"Markets Can Stay Irrational Longer Than Investors Can Stay Solvent"
The above quote is as true today as when it was first said over 70 years ago by john Maynard Keynes – who fancied himself an investor in the markets and was humbled on more than one occasion. Just how irrational is the market? It depends upon who you ask – and more importantly, what their invested position is at the time. The discussion is rather heated between the bullish and bearish camp with one licking their chops over what is likely to ensue given market history, the other wallowing in the knowledge the markets have not yet been argued lower.
So who is right and more importantly what are the market implications. Here is where it gets muddy very quickly. As Keynes acknowledged, it is not really about being right about the economy or for that matter the market – eventually – it is about staying in step with what the markets are telling you today. We have all heard about the stories of a handful of investors that made a killing during the crash of 1987 or the housing collapse in ’08 by making big bets that were exactly on the mark. However, more than likely we find many more that “called” the market tops/bottoms than actually did during real time. The goal is not to make “the call” but to listen to the markets and invest accordingly. Let’s look at a few examples of what the markets were saying “way back when” – with the knowledge that today we have perfect knowledge of the events in the past.
First, let’s look at the tech bubble of 2000. With the seeds of the boom sewn during the mid-90s, stocks as measured by the SP500 traded well ahead of every market save the technology laden OTC market. When looking at the relative performance between stocks and bonds through the 1990s it is very evident that stocks are the big winners during the latter half of the decade. The hic-up was the Long Term Capital Management meltdown that was quickly forgotten amid the fury over technology stocks.

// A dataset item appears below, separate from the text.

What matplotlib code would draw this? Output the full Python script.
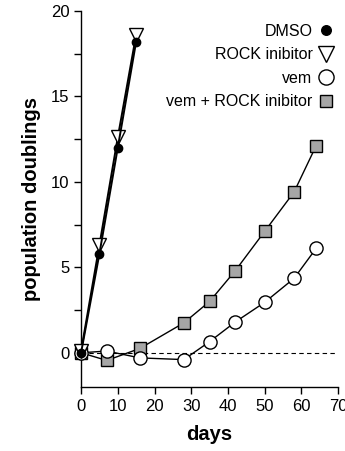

Remember, the chart is a comparison of the performance between the Lehman bond index and the SP500. If you look at the chart beginning late in ’99 and early in ’00, it is small but unlike any period since 1995, bonds looked to be holding their own vs. stocks, but have yet to demonstrate anything more than a temporary period of rest for the SP500 as compared to bonds. If we fast forward to the next section of the chart we’ll see the early stages of decent performance by bonds, which became more of a rout.

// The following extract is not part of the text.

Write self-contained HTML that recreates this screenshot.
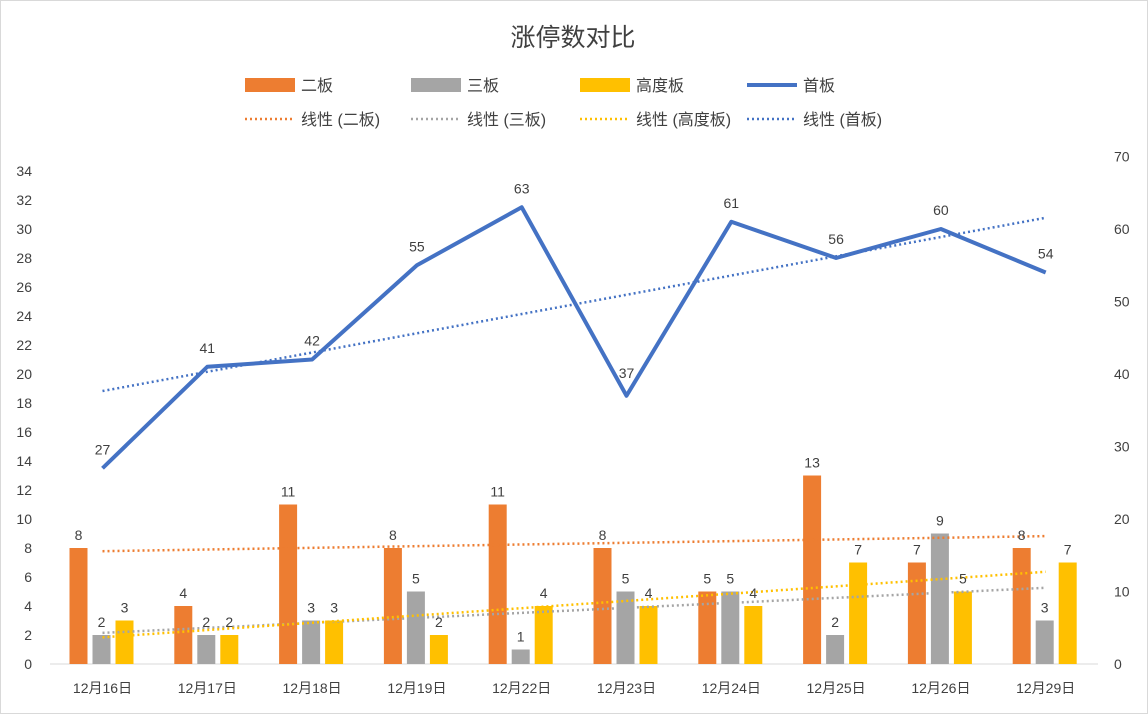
<!DOCTYPE html>
<html><head><meta charset="utf-8"><style>body{margin:0;background:#fff}svg{display:block}text{font-family:"Liberation Sans","Noto Sans CJK SC",sans-serif;fill:#404040}</style></head><body>
<svg width="1148" height="714" xmlns="http://www.w3.org/2000/svg">
<rect x="0.5" y="0.5" width="1147" height="713" fill="#fff" stroke="#d9d9d9"/>
<text x="573" y="46" font-size="25" text-anchor="middle" fill="#595959">涨停数对比</text>
<g font-size="16">
<rect x="245" y="78" width="50" height="14" fill="#ED7D31"/><text x="301" y="91">二板</text>
<rect x="411" y="78" width="50" height="14" fill="#A5A5A5"/><text x="467" y="91">三板</text>
<rect x="580" y="78" width="50" height="14" fill="#FFC000"/><text x="636" y="91">高度板</text>
<line x1="747" y1="85" x2="797" y2="85" stroke="#4472C4" stroke-width="4"/><text x="803" y="91">首板</text>
<line x1="245" y1="119" x2="295" y2="119" stroke="#ED7D31" stroke-width="2.5" stroke-dasharray="2,3"/><text x="301" y="125">线性 (二板)</text>
<line x1="411" y1="119" x2="461" y2="119" stroke="#A5A5A5" stroke-width="2.5" stroke-dasharray="2,3"/><text x="467" y="125">线性 (三板)</text>
<line x1="580" y1="119" x2="630" y2="119" stroke="#FFC000" stroke-width="2.5" stroke-dasharray="2,3"/><text x="636" y="125">线性 (高度板)</text>
<line x1="747" y1="119" x2="797" y2="119" stroke="#4472C4" stroke-width="2.5" stroke-dasharray="2,3"/><text x="803" y="125">线性 (首板)</text>
</g>
<g font-size="14" text-anchor="end" id="ly"></g>
<g font-size="14" id="ry"></g>
<line x1="50" y1="664" x2="1098" y2="664" stroke="#d9d9d9"/>
<g id="bars"></g>
<g id="tr" fill="none" stroke-width="2.5" stroke-dasharray="2,3"></g>
<polyline id="ln" fill="none" stroke="#4472C4" stroke-width="4" stroke-linejoin="round"/>
<g id="lab" font-size="14" text-anchor="middle"></g>
</svg>
<script>
var NS="http://www.w3.org/2000/svg";
function el(p,t,a,txt){var e=document.createElementNS(NS,t);for(var k in a)e.setAttribute(k,a[k]);if(txt!==undefined)e.textContent=txt;document.getElementById(p).appendChild(e);return e;}
for(var v=0;v<=34;v+=2)el("ly","text",{x:32,y:664-14.5*v+5},v);
for(var v=0;v<=70;v+=10)el("ry","text",{x:1114,y:664-7.25*v+5},v);
var A=[8,4,11,8,11,8,5,13,7,8],B=[2,2,3,5,1,5,5,2,9,3],C=[3,2,3,2,4,4,4,7,5,7],D=[27,41,42,55,63,37,61,56,60,54];
var days=["16","17","18","19","22","23","24","25","26","29"];
var pts=[];
for(var i=0;i<10;i++){var c=102.5+104.8*i;
[[A,-24,"#ED7D31"],[B,-1,"#A5A5A5"],[C,22,"#FFC000"]].forEach(function(s){var v=s[0][i],h=14.5*v;
el("bars","rect",{x:c+s[1]-9,y:664-h,width:18,height:h,fill:s[2]});
el("lab","text",{x:c+s[1],y:664-h-8},v);});
var y=664-7.25*D[i];pts.push(c+","+y);
el("lab","text",{x:c,y:y-(i==5?18:14)},D[i]);
el("lab","text",{x:c,y:693},"12月"+days[i]+"日");}
document.getElementById("ln").setAttribute("points",pts.join(" "));
var x1=102.5,x2=102.5+104.8*9;
[[7.78,8.82,14.5,"#ED7D31"],[2.145,5.255,14.5,"#A5A5A5"],[1.84,6.36,14.5,"#FFC000"],[37.65,61.55,7.25,"#4472C4"]].forEach(function(t){
el("tr","line",{x1:x1,y1:664-t[2]*t[0],x2:x2,y2:664-t[2]*t[1],stroke:t[3]});});
</script>
</body></html>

By December, it was evident that something more than just a spike (ala Long-Term Capital) was at hand. Yes, the overall markets had already begun trading lower, down over 9% for the year as measured by the SP500, but not yet as destructive as what was to follow. By the end of 2002, bonds had more than gained back all the relative losses to the SP500 going back to 1994 and by the end of 2003 were already giving up some of those hard fought wins. Finally, the chart today looks as follows:
For the years between 12/31/03 to 12/31/07 the SP500 rose just over 9% compounded and beginning early in 2008, bonds once again began outperforming stocks and with the spike higher corresponding with the financial collapse culminating with the market bottom in 2009 put in one of the best decades of relative performance in the history of the markets.

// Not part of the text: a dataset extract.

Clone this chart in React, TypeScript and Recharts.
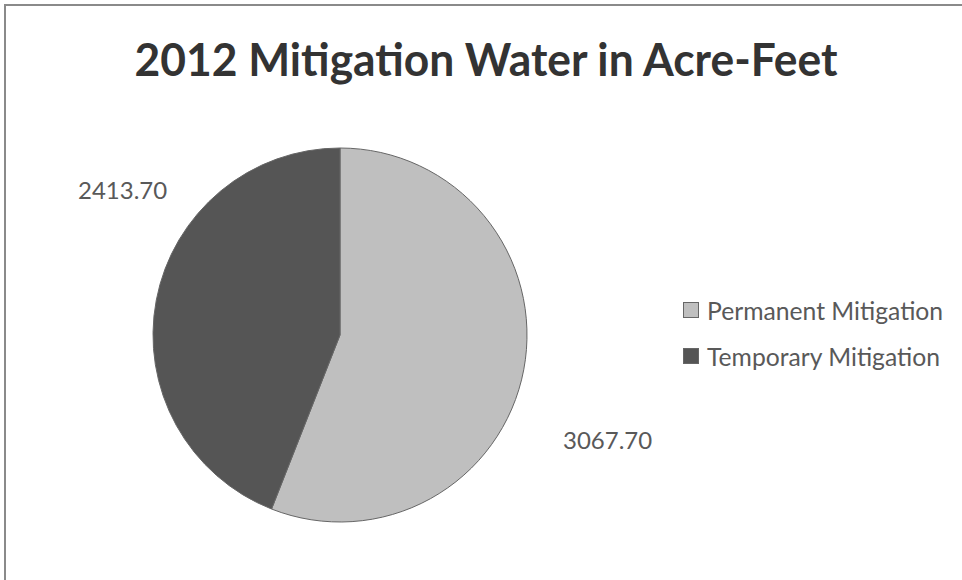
import { PieChart, Pie, Cell, Legend } from 'recharts';

const categories = ['Permanent Mitigation', 'Temporary Mitigation'];
const values = [3067.7, 2413.7];
const valueLabels = ['3067.70', '2413.70'];
const colors = ['#bfbfbf', '#555555'];

const data = categories.map((name, i) => ({ name, value: values[i], label: valueLabels[i] }));

// where Excel's "best fit" put the data labels, relative to the pie centre
const labelOffsets = [
  { dx: 223, dy: 114 },
  { dx: -262, dy: -136 },
];

const renderLabel = (props: any) => {
  const { cx, cy, index } = props;
  const off = labelOffsets[index];
  return (
    <text
      x={cx + off.dx}
      y={cy + off.dy}
      fill="#595959"
      fontSize={24}
      fontFamily="Lato, sans-serif"
      textAnchor="start"
    >
      {data[index].label}
    </text>
  );
};

const renderLegend = (props: any) => {
  const { payload } = props;
  return (
    <div>
      {payload.map((entry: any, i: number) => (
        <div key={entry.value} style={{ display: 'flex', alignItems: 'center', height: 46 }}>
          <div
            style={{
              width: 14,
              height: 14,
              background: colors[i],
              border: '1px solid #666',
              marginRight: 8,
            }}
          />
          <span style={{ fontFamily: 'Lato, sans-serif', fontSize: 24.7, color: '#595959' }}>{entry.value}</span>
        </div>
      ))}
    </div>
  );
};

export default function App() {
  return (
    <div style={{ position: 'absolute', left: 0, top: 0, width: 962, height: 580, background: '#fff', overflow: 'hidden' }}>
      <div
        style={{
          position: 'absolute',
          left: 4,
          top: 4,
          width: 980,
          height: 600,
          border: '2px solid #8a8a8a',
        }}
      />
      <svg style={{ position: 'absolute', left: 0, top: 0 }} width={962} height={100}>
        <text
          x={486}
          y={76}
          textAnchor="middle"
          fontFamily="Lato, sans-serif"
          fontWeight={700}
          fontSize={46}
          fill="#333"
          textLength={703}
          lengthAdjust="spacingAndGlyphs"
        >
          2012 Mitigation Water in Acre-Feet
        </text>
      </svg>
      <div style={{ position: 'absolute', left: 0, top: 0 }}>
        <PieChart width={962} height={580}>
          <Pie
            data={data}
            dataKey="value"
            nameKey="name"
            cx={335}
            cy={330}
            outerRadius={187}
            startAngle={90}
            endAngle={-270}
            stroke="#666"
            strokeWidth={1}
            label={renderLabel}
            labelLine={false}
            isAnimationActive={false}
          >
            {data.map((d, i) => (
              <Cell key={d.name} fill={colors[i]} />
            ))}
          </Pie>
          <Legend
            layout="vertical"
            content={renderLegend}
            wrapperStyle={{ position: 'absolute', left: 683, top: 287, width: 275 }}
          />
        </PieChart>
      </div>
    </div>
  );
}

Interesting history, but what does that tell us about today? Since late in 2010, stocks have wrested performance back from bonds and their strength continues to today. The markets are saying that the best place to be is and continues to be stocks. Unless we get back to a period like the 1980s and early ’90, where stocks and bonds traded in lock step – not showing any long-term outperformance by either asset class – stocks (in today’s environment) are the investment of choice.
What is interesting as well and supports stocks at this point is the advance/decline line or the net number of advancing to declining stocks. The chart has been trending higher since mid’09. Below is the advance decline line since 1990.
Compare this to the relative performance charts between stocks and bonds. During the early 90s, stocks and bonds traded relatively equal, however beginning in 1995, stocks began their 5 year explosion. Beginning in 1995, many more stocks were rising than falling during that period as well; however that dynamic began changing in 1998, well ahead of the shift toward bonds and away from stocks. During those last few years of the tech bubble, the markets were dominated by technology and very little else. As the relative performance swung back to stocks in 2003, the advance/decline line was already rising and peaked out in mid-’07, again ahead of the shift toward bonds and away from stocks. As the market bottomed in ’09, the advance/decline line also bottomed and has not looked back.
Swimming against the market tide is not the most successful way to accumulate market wealth. At this point, signs point to still higher stock prices with the occasional bump along the way. A major shift in the market tenor is not yet in the cards.